Having AVX support should allow older, less powerful systems to play that otherwise wouldn’t, which means that while lack of AVX support is a barrier to entry, so is not having a fast enough CPU to play.

Without numbers to show that more players would benefit from lack of AVX support (unlikely given the age and ubiquity of the technology) vs the number of players who wouldn’t be able to run the game without it.

Acting like AVX support doesn’t matter because a couple people with strong CPUs can play is quite literally elitism.

I’m willing to bet that more people have purchased slower CPUs over the last 10 years than went out of their way to get high speed CPUs without AVX.

How about we bind it to performance than rather than AVX support?

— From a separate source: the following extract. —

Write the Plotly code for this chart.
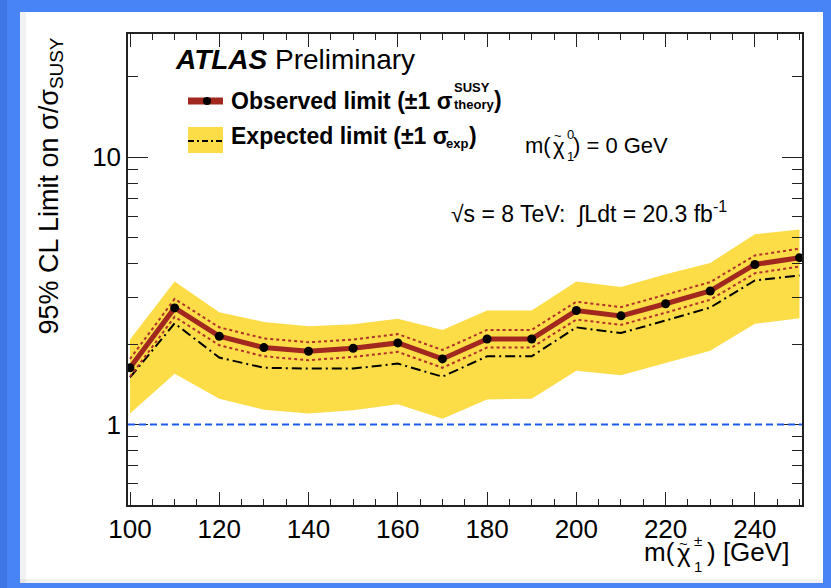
import math
import plotly.graph_objects as go

# Chargino mass points [GeV]
mass = [100, 110, 120, 130, 140, 150, 160, 170, 180, 190, 200, 210, 220, 230, 240, 250]

# Observed 95% CL limit on sigma/sigma_SUSY with +-1 sigma theory variations
obs = [1.63, 2.73, 2.14, 1.94, 1.88, 1.93, 2.02, 1.76, 2.09, 2.09, 2.67, 2.55, 2.83, 3.16, 3.97, 4.21]
obs_up = [1.76, 2.95, 2.31, 2.10, 2.03, 2.08, 2.18, 1.90, 2.26, 2.26, 2.88, 2.75, 3.06, 3.41, 4.29, 4.55]
obs_down = [1.51, 2.53, 1.98, 1.80, 1.74, 1.79, 1.87, 1.63, 1.94, 1.94, 2.47, 2.36, 2.62, 2.93, 3.68, 3.90]

# Expected limit and its +-1 sigma experimental band
exp_med = [1.50, 2.39, 1.78, 1.63, 1.62, 1.62, 1.69, 1.51, 1.80, 1.80, 2.31, 2.20, 2.45, 2.74, 3.46, 3.61]
exp_up = [2.08, 3.43, 2.63, 2.42, 2.33, 2.37, 2.49, 2.26, 2.67, 2.67, 3.43, 3.27, 3.65, 4.02, 5.15, 5.36]
exp_down = [1.10, 1.55, 1.25, 1.135, 1.10, 1.13, 1.19, 1.05, 1.24, 1.25, 1.59, 1.53, 1.70, 1.89, 2.38, 2.50]

x_major = [100, 120, 140, 160, 180, 200, 220, 240]
y_major = [1, 10]
y_major_text = ["1", "10"]
y_minor = [0.5, 0.6, 0.7, 0.8, 0.9, 2, 3, 4, 5, 6, 7, 8, 9, 20]

W, H = 831, 588
L, R, T, B = 128, 802, 34, 505  # plot area in pixels

FONT = "Liberation Sans, Arial, sans-serif"
YELLOW = "#FCDD48"
RED = "#A0281E"
BLUE_FRAME = "#4884F6"


def px(xp):
    return (xp - L) / (R - L)


def py(yp):
    return (B - yp) / (B - T)


fig = go.Figure()

# expected +-1 sigma band
fig.add_trace(go.Scatter(x=mass, y=exp_down, mode="lines", line=dict(width=0, color=YELLOW),
                         hoverinfo="skip", showlegend=False))
fig.add_trace(go.Scatter(x=mass, y=exp_up, mode="lines", line=dict(width=0, color=YELLOW),
                         fill="tonexty", fillcolor=YELLOW, hoverinfo="skip", showlegend=False))
# expected median
fig.add_trace(go.Scatter(x=mass, y=exp_med, mode="lines",
                         line=dict(color="black", width=2, dash="10px,4px,2px,4px"), showlegend=False))
# theory variations of the observed limit
for band in (obs_up, obs_down):
    fig.add_trace(go.Scatter(x=mass, y=band, mode="lines",
                             line=dict(color="#B0302A", width=2, dash="dot"), showlegend=False))
# observed limit
fig.add_trace(go.Scatter(x=mass, y=obs, mode="lines+markers",
                         line=dict(color=RED, width=5),
                         marker=dict(color="black", size=9), showlegend=False))

shapes = []
# reference line at 1
shapes.append(dict(type="line", xref="paper", yref="y", x0=0, x1=1, y0=1, y1=1,
                   line=dict(color="#1E5AF0", width=2, dash="7px,4px")))

# legend glyphs
shapes.append(dict(type="line", xref="paper", yref="paper", x0=px(188), x1=px(223), y0=py(101), y1=py(101),
                   line=dict(color=RED, width=7)))
shapes.append(dict(type="circle", xref="paper", yref="paper", x0=px(203), x1=px(211), y0=py(97), y1=py(105),
                   fillcolor="black", line=dict(width=0)))
shapes.append(dict(type="rect", xref="paper", yref="paper", x0=px(188), x1=px(223), y0=py(127), y1=py(153),
                   fillcolor=YELLOW, line=dict(width=0)))
shapes.append(dict(type="line", xref="paper", yref="paper", x0=px(188), x1=px(223), y0=py(141), y1=py(141),
                   line=dict(color="black", width=2, dash="6px,3px,2px,3px")))

# blue frame around the page, with a faint shadow on its inner edge
shapes.append(dict(type="rect", xref="paper", yref="paper", x0=px(20), x1=px(26), y0=py(583), y1=py(12),
                   fillcolor="rgba(0,0,0,0.05)", line=dict(width=0), layer="above"))
shapes.append(dict(type="rect", xref="paper", yref="paper", x0=px(20), x1=px(823), y0=py(583), y1=py(579),
                   fillcolor="rgba(0,0,0,0.05)", line=dict(width=0), layer="above"))
for x0, x1, y0, y1 in [(0, W, 0, 12), (0, W, 583, H), (0, 20, 0, H), (823, W, 0, H)]:
    shapes.append(dict(type="rect", xref="paper", yref="paper", x0=px(x0), x1=px(x1),
                       y0=py(y1), y1=py(y0), fillcolor=BLUE_FRAME, line=dict(width=0), layer="above"))
shapes.append(dict(type="rect", xref="paper", yref="paper", x0=px(0), x1=px(7), y0=py(H), y1=py(0),
                   fillcolor="#3F78E6", line=dict(width=0), layer="above"))

annotations = []


def text(xp, yp, s, size, xanchor="left", yanchor="middle", angle=0, color="black"):
    annotations.append(dict(x=px(xp), y=py(yp), xref="paper", yref="paper", text=s, showarrow=False,
                            xanchor=xanchor, yanchor=yanchor, textangle=angle,
                            font=dict(family=FONT, size=size, color=color)))


text(173, 60, "<b><i>ATLAS</i></b> Preliminary", 28)
text(229, 101, "<b>Observed limit (±1 σ</b>", 23)
text(452, 88, "<b>SUSY</b>", 13)
text(452, 105, "<b>theory</b>", 13)
text(492, 100, "<b>)</b>", 23)
text(229, 136, "<b>Expected limit (±1 σ</b>", 23)
text(444, 144, "<b>exp</b>", 13)
text(467, 136, "<b>)</b>", 23)

# m(chi_1^0) = 0 GeV
text(553, 146, "m(", 22, xanchor="right")
text(559, 147, "χ", 22, xanchor="center")
text(558, 136, "~", 13, xanchor="center")
text(565, 135, "0", 13)
text(565, 156, "1", 13)
text(571, 146, ") = 0 GeV", 22)

text(449, 212, "√s = 8 TeV:  ∫Ldt = 20.3 fb<sup>-1</sup>", 23)

# x-axis title m(chi_1^+-) [GeV]
text(677, 552, "m(", 26, xanchor="right")
text(684, 553, "χ", 26, xanchor="center")
text(683, 543, "~", 15, xanchor="center")
text(692, 540, "±", 15)
text(692, 566, "1", 15)
text(705, 552, ") [GeV]", 26)

text(50, 36, "95% CL Limit on σ/σ<sub>SUSY</sub>", 27, xanchor="center", yanchor="top", angle=-90)

fig.update_layout(
    width=W, height=H,
    margin=dict(l=L, r=W - R, t=T, b=H - B),
    paper_bgcolor="white", plot_bgcolor="white",
    showlegend=False,
    shapes=shapes, annotations=annotations,
    font=dict(family=FONT, color="black"),
)
fig.update_xaxes(
    range=[99.55, 250.56], showgrid=False, zeroline=False,
    showline=True, linecolor="#222", linewidth=1.5, mirror="allticks",
    ticks="inside", ticklen=13, tickwidth=1.2, tickcolor="#222",
    tickmode="array", tickvals=x_major, ticktext=[str(v) for v in x_major],
    tickfont=dict(family=FONT, size=26),
    minor=dict(ticks="inside", ticklen=6, tickwidth=1.2, tickcolor="#222", tick0=100, dtick=5, showgrid=False),
)
fig.update_yaxes(
    type="log", range=[math.log10(0.5), 1.461], showgrid=False, zeroline=False,
    showline=True, linecolor="#222", linewidth=1.5, mirror="allticks",
    ticks="inside", ticklen=20, tickwidth=1.2, tickcolor="#222",
    tickmode="array", tickvals=y_major, ticktext=y_major_text,
    tickfont=dict(family=FONT, size=26),
    minor=dict(ticks="inside", ticklen=10, tickwidth=1.2, tickcolor="#222",
               tickmode="array", tickvals=y_minor, showgrid=False),
)

fig.write_html("out.html")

Clockspeed has nothing to do with the competence/power of the CPU itself.
Just in the same generation/architecture.

It’s the exact other way around.

“You can’t play the game without AVX IS supported CPU” is obsiously not true.
How about making it more compatible and have a classic performance benchmark and if the CPU can handle it, let it handle it?

I have no idea why you are so fixated at clockspeeds.
There is no reason to restrict players with CPUs that can obviously run the game just fine by using different instruction sets as compensation.

AVX is obviously not the limiting factor here, but CPU strength.
CPUs can handle the game without having AVX.
And if that’s the case, then they should make it more compatible in that instance, since it doesn’t seem to be the deciding factor.
If the calculations actually benefit from AVX, then they can use it, but it doesn’t mean it needs to be mandatory.